# Brief
Quote every line as written. Omit pictures.

# Data excerpt
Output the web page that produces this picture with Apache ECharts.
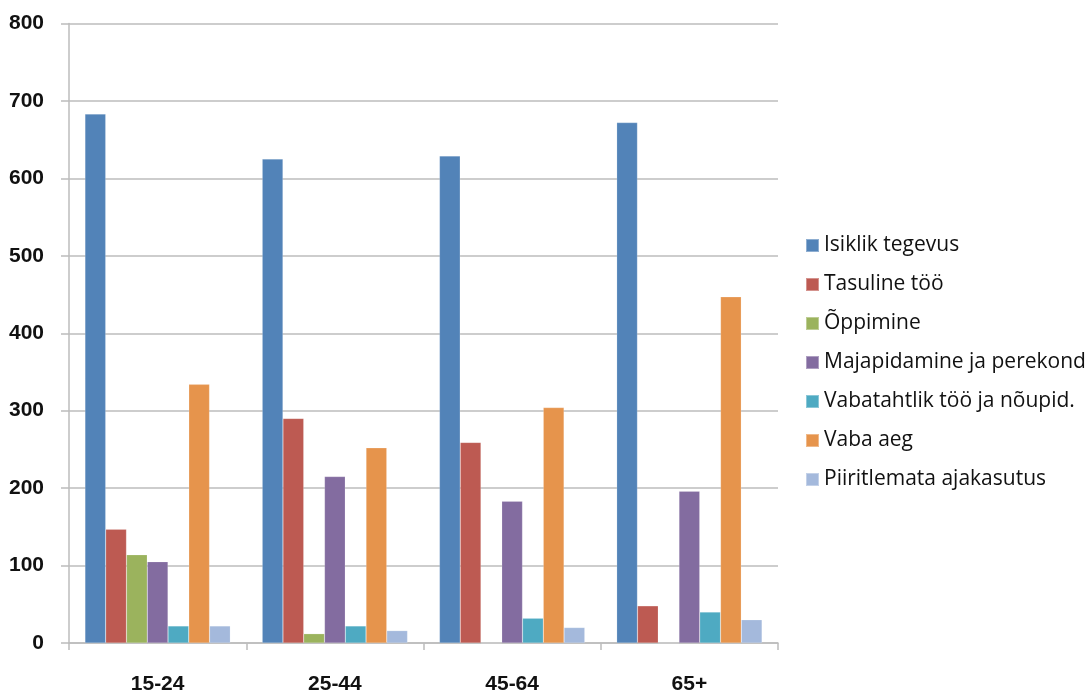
<!DOCTYPE html>
<html>
<head>
<meta charset="utf-8">
<script src="https://cdn.jsdelivr.net/npm/echarts@6/dist/echarts.min.js"></script>
<style>
  html, body { margin: 0; padding: 0; background: #ffffff; }
  #chart { width: 1092px; height: 695px; }
</style>
</head>
<body>
<div id="chart"></div>
<script>
// Age groups along the x axis
const ageGroups = ['15-24', '25-44', '45-64', '65+'];

// Time use by activity (minutes per day), one array per activity
const isiklikTegevus = [683, 625, 629, 672];
const tasulineToo = [147, 290, 259, 48];
const oppimine = [114, 12, 0, 0];
const majapidamine = [105, 215, 183, 196];
const vabatahtlikToo = [22, 22, 32, 40];
const vabaAeg = [334, 252, 304, 447];
const piiritlemata = [22, 16, 20, 30];

// Value axis ticks
const yTicks = [0, 100, 200, 300, 400, 500, 600, 700, 800];

const seriesDefs = [
  { name: 'Isiklik tegevus', data: isiklikTegevus, color: '#5283b8' },
  { name: 'Tasuline töö', data: tasulineToo, color: '#bd5a52' },
  { name: 'Õppimine', data: oppimine, color: '#9bb35d' },
  { name: 'Majapidamine ja perekond', data: majapidamine, color: '#836ca0' },
  { name: 'Vabatahtlik töö ja nõupid.', data: vabatahtlikToo, color: '#4eaac2' },
  { name: 'Vaba aeg', data: vabaAeg, color: '#e6944c' },
  { name: 'Piiritlemata ajakasutus', data: piiritlemata, color: '#a4b9dc' }
];

const chart = echarts.init(document.getElementById('chart'), null, { renderer: 'canvas' });

const axisGrey = '#bcbcbc';
const labelFont = 'Liberation Sans, Arial, sans-serif';

chart.setOption({
  animation: false,
  backgroundColor: '#ffffff',
  grid: { left: 69, right: 314, top: 23.5, bottom: 50, containLabel: false },
  legend: {
    orient: 'vertical',
    left: 800,
    top: 230,
    itemWidth: 13,
    itemHeight: 13,
    itemGap: 18,
    icon: 'rect',
    textStyle: {
      fontFamily: 'Open Sans, sans-serif',
      fontSize: 21,
      lineHeight: 21,
      color: '#111111'
    },
    data: seriesDefs.map(s => s.name)
  },
  xAxis: {
    type: 'category',
    data: ageGroups,
    axisLine: { show: true, lineStyle: { color: axisGrey, width: 1.5 } },
    axisTick: { show: true, length: 7, lineStyle: { color: axisGrey, width: 1.5 } },
    axisLabel: {
      margin: 31,
      fontFamily: labelFont,
      fontWeight: 'bold',
      fontSize: 21,
      color: '#111111'
    }
  },
  yAxis: {
    type: 'value',
    min: yTicks[0],
    max: yTicks[yTicks.length - 1],
    interval: yTicks[1] - yTicks[0],
    axisLine: { show: true, lineStyle: { color: axisGrey, width: 1.5 } },
    axisTick: { show: true, length: 8, lineStyle: { color: axisGrey, width: 1.5 } },
    splitLine: { show: true, lineStyle: { color: axisGrey, width: 1.5 } },
    axisLabel: {
      margin: 25,
      fontFamily: labelFont,
      fontWeight: 'bold',
      fontSize: 21,
      color: '#111111'
    }
  },
  series: seriesDefs.map(s => ({
    name: s.name,
    type: 'bar',
    data: s.data,
    barGap: '0%',
    barCategoryGap: '18%',
    itemStyle: { color: s.color, borderColor: 'rgba(255,255,255,0.35)', borderWidth: 0.5 }
  }))
});
</script>
</body>
</html>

# Reply to the exercise
Output the web page that produces this picture with Apache ECharts.
<!DOCTYPE html>
<html>
<head>
<meta charset="utf-8">
<script src="https://cdn.jsdelivr.net/npm/echarts@6/dist/echarts.min.js"></script>
<style>
  html, body { margin: 0; padding: 0; background: #ffffff; }
  #chart { width: 1092px; height: 695px; }
</style>
</head>
<body>
<div id="chart"></div>
<script>
// Age groups along the x axis
const ageGroups = ['15-24', '25-44', '45-64', '65+'];

// Time use by activity (minutes per day), one array per activity
const isiklikTegevus = [683, 625, 629, 672];
const tasulineToo = [147, 290, 259, 48];
const oppimine = [114, 12, 0, 0];
const majapidamine = [105, 215, 183, 196];
const vabatahtlikToo = [22, 22, 32, 40];
const vabaAeg = [334, 252, 304, 447];
const piiritlemata = [22, 16, 20, 30];

// Value axis ticks
const yTicks = [0, 100, 200, 300, 400, 500, 600, 700, 800];

const seriesDefs = [
  { name: 'Isiklik tegevus', data: isiklikTegevus, color: '#5283b8' },
  { name: 'Tasuline töö', data: tasulineToo, color: '#bd5a52' },
  { name: 'Õppimine', data: oppimine, color: '#9bb35d' },
  { name: 'Majapidamine ja perekond', data: majapidamine, color: '#836ca0' },
  { name: 'Vabatahtlik töö ja nõupid.', data: vabatahtlikToo, color: '#4eaac2' },
  { name: 'Vaba aeg', data: vabaAeg, color: '#e6944c' },
  { name: 'Piiritlemata ajakasutus', data: piiritlemata, color: '#a4b9dc' }
];

const chart = echarts.init(document.getElementById('chart'), null, { renderer: 'canvas' });

const axisGrey = '#bcbcbc';
const labelFont = 'Liberation Sans, Arial, sans-serif';

chart.setOption({
  animation: false,
  backgroundColor: '#ffffff',
  grid: { left: 69, right: 314, top: 23.5, bottom: 50, containLabel: false },
  legend: {
    orient: 'vertical',
    left: 800,
    top: 230,
    itemWidth: 13,
    itemHeight: 13,
    itemGap: 18,
    icon: 'rect',
    textStyle: {
      fontFamily: 'Open Sans, sans-serif',
      fontSize: 21,
      lineHeight: 21,
      color: '#111111'
    },
    data: seriesDefs.map(s => s.name)
  },
  xAxis: {
    type: 'category',
    data: ageGroups,
    axisLine: { show: true, lineStyle: { color: axisGrey, width: 1.5 } },
    axisTick: { show: true, length: 7, lineStyle: { color: axisGrey, width: 1.5 } },
    axisLabel: {
      margin: 31,
      fontFamily: labelFont,
      fontWeight: 'bold',
      fontSize: 21,
      color: '#111111'
    }
  },
  yAxis: {
    type: 'value',
    min: yTicks[0],
    max: yTicks[yTicks.length - 1],
    interval: yTicks[1] - yTicks[0],
    axisLine: { show: true, lineStyle: { color: axisGrey, width: 1.5 } },
    axisTick: { show: true, length: 8, lineStyle: { color: axisGrey, width: 1.5 } },
    splitLine: { show: true, lineStyle: { color: axisGrey, width: 1.5 } },
    axisLabel: {
      margin: 25,
      fontFamily: labelFont,
      fontWeight: 'bold',
      fontSize: 21,
      color: '#111111'
    }
  },
  series: seriesDefs.map(s => ({
    name: s.name,
    type: 'bar',
    data: s.data,
    barGap: '0%',
    barCategoryGap: '18%',
    itemStyle: { color: s.color, borderColor: 'rgba(255,255,255,0.35)', borderWidth: 0.5 }
  }))
});
</script>
</body>
</html>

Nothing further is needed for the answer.